The summit, to be held from Friday to Saturday in Osaka, Japan, focuses on issues including the global economy, trade and investment, innovation, development, environment and energy.

Twenty years after the establishment of the G20 and 10 years after the 2008 global financial crisis, the world is at a new crossroad.

The latest World Trade Outlook Indicator reading of 96.3 remains at the weakest level since 2010, signalling continued falling trade growth in the first half of 2019. In early June, the World Bank lowered its global growth forecast for 2019 to a "weaker-than-expected" 2.6 percent, 0.3 percentage points below a previous estimate in January.
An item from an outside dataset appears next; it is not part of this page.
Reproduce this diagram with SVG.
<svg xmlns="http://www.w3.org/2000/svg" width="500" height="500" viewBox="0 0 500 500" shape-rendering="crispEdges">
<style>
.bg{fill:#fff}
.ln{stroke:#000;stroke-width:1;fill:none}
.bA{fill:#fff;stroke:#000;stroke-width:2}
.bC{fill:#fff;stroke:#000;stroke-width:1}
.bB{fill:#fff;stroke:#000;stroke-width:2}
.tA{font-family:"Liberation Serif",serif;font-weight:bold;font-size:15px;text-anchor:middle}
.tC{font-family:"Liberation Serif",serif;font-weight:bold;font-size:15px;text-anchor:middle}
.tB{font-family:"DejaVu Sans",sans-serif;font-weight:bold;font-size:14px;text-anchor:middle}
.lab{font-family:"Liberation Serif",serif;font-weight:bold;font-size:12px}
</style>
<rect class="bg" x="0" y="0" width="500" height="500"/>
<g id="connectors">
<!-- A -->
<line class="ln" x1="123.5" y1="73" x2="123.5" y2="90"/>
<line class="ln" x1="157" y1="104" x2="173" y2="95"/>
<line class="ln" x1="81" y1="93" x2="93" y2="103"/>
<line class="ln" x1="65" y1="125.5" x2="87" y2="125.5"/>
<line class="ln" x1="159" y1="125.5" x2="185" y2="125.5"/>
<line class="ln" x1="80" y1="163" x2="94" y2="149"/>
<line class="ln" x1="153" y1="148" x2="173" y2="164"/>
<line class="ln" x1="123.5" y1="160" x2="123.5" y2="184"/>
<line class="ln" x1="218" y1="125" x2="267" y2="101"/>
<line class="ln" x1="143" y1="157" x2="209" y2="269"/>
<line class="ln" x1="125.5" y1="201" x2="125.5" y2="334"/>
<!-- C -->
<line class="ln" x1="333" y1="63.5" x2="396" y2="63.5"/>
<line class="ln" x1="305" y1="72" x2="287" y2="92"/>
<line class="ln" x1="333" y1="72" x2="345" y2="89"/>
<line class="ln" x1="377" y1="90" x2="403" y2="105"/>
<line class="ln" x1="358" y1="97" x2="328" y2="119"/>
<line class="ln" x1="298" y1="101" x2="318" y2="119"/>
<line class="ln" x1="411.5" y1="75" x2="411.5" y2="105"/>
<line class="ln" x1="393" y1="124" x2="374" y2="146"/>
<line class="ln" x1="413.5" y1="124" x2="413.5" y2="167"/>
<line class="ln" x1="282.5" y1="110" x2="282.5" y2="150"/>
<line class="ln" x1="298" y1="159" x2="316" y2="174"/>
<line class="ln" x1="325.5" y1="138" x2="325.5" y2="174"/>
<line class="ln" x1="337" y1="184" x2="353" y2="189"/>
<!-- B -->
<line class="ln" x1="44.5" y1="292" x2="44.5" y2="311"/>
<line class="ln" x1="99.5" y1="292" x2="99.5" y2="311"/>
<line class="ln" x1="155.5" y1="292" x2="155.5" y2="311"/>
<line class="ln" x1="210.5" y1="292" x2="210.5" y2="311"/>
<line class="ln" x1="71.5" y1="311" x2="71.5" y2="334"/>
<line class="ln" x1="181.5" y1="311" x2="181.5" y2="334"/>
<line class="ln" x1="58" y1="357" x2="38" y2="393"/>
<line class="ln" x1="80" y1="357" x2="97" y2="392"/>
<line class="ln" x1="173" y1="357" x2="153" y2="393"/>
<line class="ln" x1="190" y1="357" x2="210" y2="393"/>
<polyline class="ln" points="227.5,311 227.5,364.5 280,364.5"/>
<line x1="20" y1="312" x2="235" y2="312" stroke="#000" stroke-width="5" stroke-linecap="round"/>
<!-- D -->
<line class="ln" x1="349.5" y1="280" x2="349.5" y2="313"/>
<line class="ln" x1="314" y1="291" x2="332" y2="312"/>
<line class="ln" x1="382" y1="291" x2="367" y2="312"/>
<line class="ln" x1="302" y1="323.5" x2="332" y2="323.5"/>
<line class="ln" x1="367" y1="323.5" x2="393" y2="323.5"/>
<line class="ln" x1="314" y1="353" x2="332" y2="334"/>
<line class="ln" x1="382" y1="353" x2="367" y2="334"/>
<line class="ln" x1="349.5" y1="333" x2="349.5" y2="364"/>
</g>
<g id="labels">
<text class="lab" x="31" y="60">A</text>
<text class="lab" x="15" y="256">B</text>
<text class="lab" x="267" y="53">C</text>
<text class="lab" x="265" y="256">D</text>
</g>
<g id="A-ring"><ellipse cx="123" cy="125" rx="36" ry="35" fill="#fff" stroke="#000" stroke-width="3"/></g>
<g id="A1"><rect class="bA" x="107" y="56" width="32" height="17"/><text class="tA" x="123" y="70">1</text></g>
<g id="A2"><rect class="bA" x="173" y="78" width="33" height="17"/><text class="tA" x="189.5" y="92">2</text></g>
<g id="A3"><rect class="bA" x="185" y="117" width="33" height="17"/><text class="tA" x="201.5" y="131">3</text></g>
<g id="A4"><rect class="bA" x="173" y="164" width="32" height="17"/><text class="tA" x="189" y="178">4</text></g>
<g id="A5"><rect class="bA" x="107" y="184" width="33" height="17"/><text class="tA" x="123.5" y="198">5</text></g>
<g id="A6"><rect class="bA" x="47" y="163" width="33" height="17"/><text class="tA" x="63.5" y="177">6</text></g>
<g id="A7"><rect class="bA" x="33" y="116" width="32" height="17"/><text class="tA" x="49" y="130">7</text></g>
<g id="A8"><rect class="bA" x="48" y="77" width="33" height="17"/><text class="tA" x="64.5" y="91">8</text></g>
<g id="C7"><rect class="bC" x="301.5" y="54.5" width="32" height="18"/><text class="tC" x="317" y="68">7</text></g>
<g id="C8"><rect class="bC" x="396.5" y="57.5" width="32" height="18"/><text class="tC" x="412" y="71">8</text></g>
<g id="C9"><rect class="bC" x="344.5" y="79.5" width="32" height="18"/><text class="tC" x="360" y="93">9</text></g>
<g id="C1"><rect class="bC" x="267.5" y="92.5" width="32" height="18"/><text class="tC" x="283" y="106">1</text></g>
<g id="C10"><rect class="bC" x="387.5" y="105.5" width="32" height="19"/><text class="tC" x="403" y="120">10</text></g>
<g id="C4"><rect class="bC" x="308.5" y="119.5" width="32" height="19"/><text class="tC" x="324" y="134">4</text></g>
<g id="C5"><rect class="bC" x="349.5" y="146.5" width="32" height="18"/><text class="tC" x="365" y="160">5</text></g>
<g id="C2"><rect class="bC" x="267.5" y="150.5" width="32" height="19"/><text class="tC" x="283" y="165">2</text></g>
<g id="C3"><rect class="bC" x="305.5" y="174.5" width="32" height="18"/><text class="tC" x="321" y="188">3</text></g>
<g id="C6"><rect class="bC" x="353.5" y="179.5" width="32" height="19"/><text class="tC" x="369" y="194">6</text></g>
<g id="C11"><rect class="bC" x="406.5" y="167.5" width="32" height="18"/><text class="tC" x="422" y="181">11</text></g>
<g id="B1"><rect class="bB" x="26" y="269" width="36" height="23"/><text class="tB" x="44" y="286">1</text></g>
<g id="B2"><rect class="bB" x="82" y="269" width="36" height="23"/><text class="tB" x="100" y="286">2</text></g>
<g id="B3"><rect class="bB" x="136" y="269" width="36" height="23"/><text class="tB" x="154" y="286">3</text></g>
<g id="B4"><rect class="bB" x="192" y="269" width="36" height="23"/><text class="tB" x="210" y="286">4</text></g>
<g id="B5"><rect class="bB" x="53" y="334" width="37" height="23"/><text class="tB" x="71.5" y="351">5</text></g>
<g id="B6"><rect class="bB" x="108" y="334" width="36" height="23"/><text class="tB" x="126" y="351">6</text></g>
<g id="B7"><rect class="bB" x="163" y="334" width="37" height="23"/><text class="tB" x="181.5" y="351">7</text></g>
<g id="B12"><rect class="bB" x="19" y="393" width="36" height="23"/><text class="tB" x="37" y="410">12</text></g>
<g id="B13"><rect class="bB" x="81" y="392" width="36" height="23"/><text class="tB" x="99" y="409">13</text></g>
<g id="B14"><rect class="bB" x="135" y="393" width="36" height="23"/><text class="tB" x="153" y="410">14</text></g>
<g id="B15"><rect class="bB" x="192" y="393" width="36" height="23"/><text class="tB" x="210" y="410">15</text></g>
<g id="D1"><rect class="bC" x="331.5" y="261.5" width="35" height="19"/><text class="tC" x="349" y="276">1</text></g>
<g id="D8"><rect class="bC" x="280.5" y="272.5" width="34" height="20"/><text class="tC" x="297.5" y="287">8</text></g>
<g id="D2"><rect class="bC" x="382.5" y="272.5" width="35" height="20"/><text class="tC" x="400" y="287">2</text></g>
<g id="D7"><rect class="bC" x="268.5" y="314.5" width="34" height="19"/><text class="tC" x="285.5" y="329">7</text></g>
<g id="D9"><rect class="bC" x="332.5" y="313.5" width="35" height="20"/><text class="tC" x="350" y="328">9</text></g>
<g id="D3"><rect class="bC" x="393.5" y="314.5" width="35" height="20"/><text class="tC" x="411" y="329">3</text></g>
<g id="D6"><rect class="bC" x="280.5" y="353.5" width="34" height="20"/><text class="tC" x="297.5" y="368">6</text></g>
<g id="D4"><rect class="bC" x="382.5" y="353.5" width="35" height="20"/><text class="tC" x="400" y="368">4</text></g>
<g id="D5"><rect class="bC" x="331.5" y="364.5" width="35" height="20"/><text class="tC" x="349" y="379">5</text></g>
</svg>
To prevent anti-globalization headwinds from further hurting the global economy, the G20 members must shoulder their responsibility for putting a stop to protectionism, before protectionism and unilateralism inflict too much harm.

The G20 should not let protectionism and unilateralism erode the multilateral trading system and hinder the efforts for building an open world economy and realizing robust, sustainable, balanced and inclusive growth.

The G20 is comprised of 19 countries plus the European Union, from both the developing and developed worlds. They account for two-thirds of the world's population, over 80 percent of gross world product and about 80 percent of global trade.

China, a G20 member and the world's largest developing country, advocates free trade, safeguards the rule-based multilateral trading system, and supports the reform of the World Trade Organization to improve its operating efficiency so that it can play a bigger role in global economic governance.

Protectionist and unilateralist practices are like turning back the wheel of history, only to get nowhere. The G20 Osaka summit needs to point to the right direction for the world economy and figure out how to end protectionism.